TES is reporting that headteachers are calling for children living in poverty to be automatically registered for pupil premium funds, warning that schools are missing out on cash to support vulnerable pupils because parents do not always declare that their child is eligible.
Russell Hobby, general secretary of the NAHT headteachers’ union, said today that the reform would “put a serious dent in social inequality”.
“The pupil premium has become a vital and well understood tool for narrowing the gap for children from families with lower incomes,” he said. “But the burden is on parents to come forward to register and for schools to coax families into admitting they need help.”
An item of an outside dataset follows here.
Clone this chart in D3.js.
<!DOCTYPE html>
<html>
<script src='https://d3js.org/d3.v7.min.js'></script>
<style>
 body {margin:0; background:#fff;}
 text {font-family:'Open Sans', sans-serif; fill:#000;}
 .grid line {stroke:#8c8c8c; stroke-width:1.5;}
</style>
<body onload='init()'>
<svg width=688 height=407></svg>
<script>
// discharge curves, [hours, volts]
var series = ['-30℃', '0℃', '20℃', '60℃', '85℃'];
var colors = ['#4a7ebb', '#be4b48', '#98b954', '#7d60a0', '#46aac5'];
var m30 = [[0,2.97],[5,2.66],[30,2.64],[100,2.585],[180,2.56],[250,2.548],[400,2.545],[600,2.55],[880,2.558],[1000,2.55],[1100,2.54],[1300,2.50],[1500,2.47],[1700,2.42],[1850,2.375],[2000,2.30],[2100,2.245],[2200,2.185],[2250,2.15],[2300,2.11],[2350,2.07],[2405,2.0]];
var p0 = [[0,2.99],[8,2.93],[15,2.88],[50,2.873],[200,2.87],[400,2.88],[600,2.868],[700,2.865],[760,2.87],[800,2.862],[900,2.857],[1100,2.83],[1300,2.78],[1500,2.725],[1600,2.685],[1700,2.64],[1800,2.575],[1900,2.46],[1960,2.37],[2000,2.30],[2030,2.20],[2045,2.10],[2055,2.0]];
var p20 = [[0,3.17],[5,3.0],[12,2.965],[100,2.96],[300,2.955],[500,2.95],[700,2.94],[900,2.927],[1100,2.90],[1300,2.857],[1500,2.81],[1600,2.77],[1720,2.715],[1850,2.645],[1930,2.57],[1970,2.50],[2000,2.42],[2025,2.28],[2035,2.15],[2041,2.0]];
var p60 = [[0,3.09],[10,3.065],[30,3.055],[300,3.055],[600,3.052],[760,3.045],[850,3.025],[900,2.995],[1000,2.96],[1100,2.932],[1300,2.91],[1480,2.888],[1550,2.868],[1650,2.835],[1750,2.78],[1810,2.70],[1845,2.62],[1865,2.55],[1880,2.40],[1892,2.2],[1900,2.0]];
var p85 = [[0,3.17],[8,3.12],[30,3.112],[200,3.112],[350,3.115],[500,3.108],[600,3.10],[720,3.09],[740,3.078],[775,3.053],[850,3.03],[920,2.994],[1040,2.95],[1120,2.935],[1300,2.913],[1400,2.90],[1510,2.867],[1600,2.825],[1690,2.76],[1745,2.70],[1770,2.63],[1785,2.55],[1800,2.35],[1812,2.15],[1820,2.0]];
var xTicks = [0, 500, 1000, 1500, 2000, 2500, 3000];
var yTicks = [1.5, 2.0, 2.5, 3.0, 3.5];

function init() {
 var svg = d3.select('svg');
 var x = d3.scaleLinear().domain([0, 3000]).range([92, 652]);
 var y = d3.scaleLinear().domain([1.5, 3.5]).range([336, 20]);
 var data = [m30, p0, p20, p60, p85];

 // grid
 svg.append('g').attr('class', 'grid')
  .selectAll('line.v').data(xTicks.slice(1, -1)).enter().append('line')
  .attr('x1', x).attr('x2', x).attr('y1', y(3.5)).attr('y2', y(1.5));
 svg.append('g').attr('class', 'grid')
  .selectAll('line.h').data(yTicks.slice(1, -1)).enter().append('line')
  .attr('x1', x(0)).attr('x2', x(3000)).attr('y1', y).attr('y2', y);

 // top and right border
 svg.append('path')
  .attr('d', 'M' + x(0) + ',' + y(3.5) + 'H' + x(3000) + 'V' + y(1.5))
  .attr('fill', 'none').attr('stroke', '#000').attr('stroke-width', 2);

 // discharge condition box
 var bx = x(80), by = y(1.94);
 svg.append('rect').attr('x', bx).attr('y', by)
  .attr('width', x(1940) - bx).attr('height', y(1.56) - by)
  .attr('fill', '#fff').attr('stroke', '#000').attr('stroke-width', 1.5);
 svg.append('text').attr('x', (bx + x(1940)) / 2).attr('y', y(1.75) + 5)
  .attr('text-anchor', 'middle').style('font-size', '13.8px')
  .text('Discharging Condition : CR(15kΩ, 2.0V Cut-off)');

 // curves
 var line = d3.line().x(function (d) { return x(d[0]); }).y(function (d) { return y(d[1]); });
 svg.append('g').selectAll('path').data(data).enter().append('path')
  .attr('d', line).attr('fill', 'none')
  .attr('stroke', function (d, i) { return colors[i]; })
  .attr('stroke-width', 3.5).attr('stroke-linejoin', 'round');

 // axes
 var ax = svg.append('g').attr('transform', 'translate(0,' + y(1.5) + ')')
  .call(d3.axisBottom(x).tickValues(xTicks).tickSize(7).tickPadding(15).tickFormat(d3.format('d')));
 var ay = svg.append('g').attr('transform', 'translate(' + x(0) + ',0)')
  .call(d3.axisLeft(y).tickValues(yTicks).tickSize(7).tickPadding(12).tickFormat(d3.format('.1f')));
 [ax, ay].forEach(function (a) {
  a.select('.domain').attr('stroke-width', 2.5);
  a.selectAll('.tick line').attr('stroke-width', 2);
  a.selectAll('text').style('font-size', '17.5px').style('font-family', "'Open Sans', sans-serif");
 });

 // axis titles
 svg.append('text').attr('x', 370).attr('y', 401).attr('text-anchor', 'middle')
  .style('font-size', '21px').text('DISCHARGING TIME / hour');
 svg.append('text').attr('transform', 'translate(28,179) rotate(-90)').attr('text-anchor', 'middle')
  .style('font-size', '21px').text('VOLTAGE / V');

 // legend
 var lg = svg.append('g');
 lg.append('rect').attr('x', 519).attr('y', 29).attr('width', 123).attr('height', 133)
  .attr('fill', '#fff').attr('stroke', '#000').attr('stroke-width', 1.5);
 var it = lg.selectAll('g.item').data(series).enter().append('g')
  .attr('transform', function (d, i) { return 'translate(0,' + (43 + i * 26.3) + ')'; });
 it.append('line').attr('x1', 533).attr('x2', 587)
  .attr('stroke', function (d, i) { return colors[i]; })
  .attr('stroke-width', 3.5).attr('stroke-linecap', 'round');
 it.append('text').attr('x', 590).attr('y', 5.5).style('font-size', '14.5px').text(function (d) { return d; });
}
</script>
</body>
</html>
Mr Hobby said government figures showed that an average of 11 per cent of eligible children were missing out on pupil premium funds, with the figure rising to 30 per cent in some parts of the country.
The NAHT leader said schools were spending millions of pounds on food, clothes and extra support for pupils living in poverty. This was pushing some schools’ budgets “beyond breaking point”, he added.
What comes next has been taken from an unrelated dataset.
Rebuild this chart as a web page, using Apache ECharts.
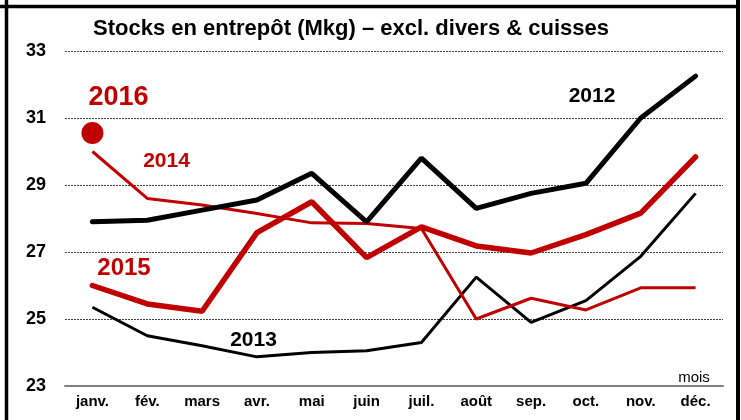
<!DOCTYPE html>
<html>
<head>
<meta charset="utf-8">
<script src="https://cdn.jsdelivr.net/npm/echarts@6/dist/echarts.min.js"></script>
<style>
  html, body { margin: 0; padding: 0; background: #fff; }
  #chart { width: 741px; height: 420px; }
</style>
</head>
<body>
<div id="chart"></div>
<script>
// months
var months = ['janv.', 'fév.', 'mars', 'avr.', 'mai', 'juin', 'juil.', 'août', 'sep.', 'oct.', 'nov.', 'déc.'];

// stocks, Mkg
var s2012 = [27.9, 27.95, 28.25, 28.55, 29.35, 27.9, 29.8, 28.3, 28.75, 29.05, 31.0, 32.25];
var s2013 = [25.35, 24.5, 24.2, 23.87, 24.0, 24.05, 24.3, 26.25, 24.9, 25.55, 26.87, 28.75];
var s2014 = [30.0, 28.6, 28.4, 28.15, 27.87, 27.85, 27.7, 25.0, 25.62, 25.27, 25.93, 25.93];
var s2015 = [26.0, 25.45, 25.23, 27.58, 28.5, 26.83, 27.75, 27.18, 26.97, 27.52, 28.16, 29.84];
var s2016 = [30.55];

var yTicks = [23, 25, 27, 29, 31, 33];

var red = '#c00000';
var font = "'Liberation Sans', Arial, sans-serif";

var chart = echarts.init(document.getElementById('chart'));

var option = {
    animation: false,
    backgroundColor: '#fff',
    grid: {
        left: 65,
        right: 18,
        top: 51,
        bottom: 34
    },
    xAxis: {
        type: 'category',
        data: months,
        boundaryGap: true,
        axisLine: { show: true, lineStyle: { color: '#808080', width: 2 } },
        axisTick: { show: false },
        axisLabel: {
            color: '#000',
            fontFamily: font,
            fontWeight: 'bold',
            fontSize: 15,
            margin: 8,
            interval: 0
        },
        splitLine: { show: false }
    },
    yAxis: {
        type: 'value',
        min: yTicks[0],
        max: yTicks[yTicks.length - 1],
        interval: 2,
        axisLine: { show: false },
        axisTick: { show: false },
        axisLabel: {
            color: '#000',
            fontFamily: font,
            fontWeight: 'bold',
            fontSize: 18,
            margin: 19
        },
        splitLine: {
            show: true,
            lineStyle: { color: '#404040', width: 1, type: [2, 1] }
        }
    },
    series: [
        {
            name: '2013', type: 'line', data: s2013, symbol: 'none',
            lineStyle: { color: '#000', width: 3 }
        },
        {
            name: '2014', type: 'line', data: s2014, symbol: 'none',
            lineStyle: { color: red, width: 3 }
        },
        {
            name: '2015', type: 'line', data: s2015, symbol: 'none',
            lineStyle: { color: red, width: 5.5, cap: 'round' }
        },
        {
            name: '2012', type: 'line', data: s2012, symbol: 'none',
            lineStyle: { color: '#000', width: 5, cap: 'round' }
        },
        {
            name: '2016', type: 'scatter', data: s2016,
            symbol: 'circle', symbolSize: 22,
            itemStyle: { color: red, opacity: 1 }
        }
    ],
    graphic: [
        // frame
        { type: 'line', shape: { x1: 0, y1: 6.5, x2: 738, y2: 6.5 }, style: { stroke: '#000', lineWidth: 3.5 } },
        { type: 'line', shape: { x1: 6.5, y1: 0, x2: 6.5, y2: 420 }, style: { stroke: '#000', lineWidth: 3.5 } },
        { type: 'line', shape: { x1: 738, y1: 0, x2: 738, y2: 420 }, style: { stroke: '#000', lineWidth: 4 } },
        // title
        {
            type: 'text', x: 351, y: 29,
            style: {
                text: 'Stocks en entrepôt (Mkg) – excl. divers & cuisses',
                fill: '#000', font: 'bold 22px ' + font,
                textAlign: 'center', textVerticalAlign: 'middle'
            }
        },
        {
            type: 'text', x: 694, y: 378,
            style: {
                text: 'mois', fill: '#000', font: '15px ' + font,
                textAlign: 'center', textVerticalAlign: 'middle'
            }
        },
        // year labels
        {
            type: 'text', x: 118.5, y: 98,
            style: { text: '2016', fill: red, font: 'bold 27px ' + font, textAlign: 'center', textVerticalAlign: 'middle' }
        },
        {
            type: 'text', x: 166.5, y: 161.5,
            style: { text: '2014', fill: red, font: 'bold 21px ' + font, textAlign: 'center', textVerticalAlign: 'middle' }
        },
        {
            type: 'text', x: 124, y: 268,
            style: { text: '2015', fill: red, font: 'bold 24px ' + font, textAlign: 'center', textVerticalAlign: 'middle' }
        },
        {
            type: 'text', x: 253.5, y: 340,
            style: { text: '2013', fill: '#000', font: 'bold 21px ' + font, textAlign: 'center', textVerticalAlign: 'middle' }
        },
        {
            type: 'text', x: 592, y: 96.5,
            style: { text: '2012', fill: '#000', font: 'bold 21px ' + font, textAlign: 'center', textVerticalAlign: 'middle' }
        }
    ]
};

chart.setOption(option);
</script>
</body>
</html>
A Department for Education spokesperson said: “We are determined to deliver educational excellence everywhere, raising the bar for all, so every child – regardless of background – reaches their potential. The pupil premium is a key part of this and we have already provided over £8.5 billion of additional funding for disadvantaged pupils, with a further £2.5 billion being invested this year. We want to make sure that pupils get the support they are entitled to, which is why we have issued guidance to help schools determine which children are eligible for free school meals and the pupil premium.”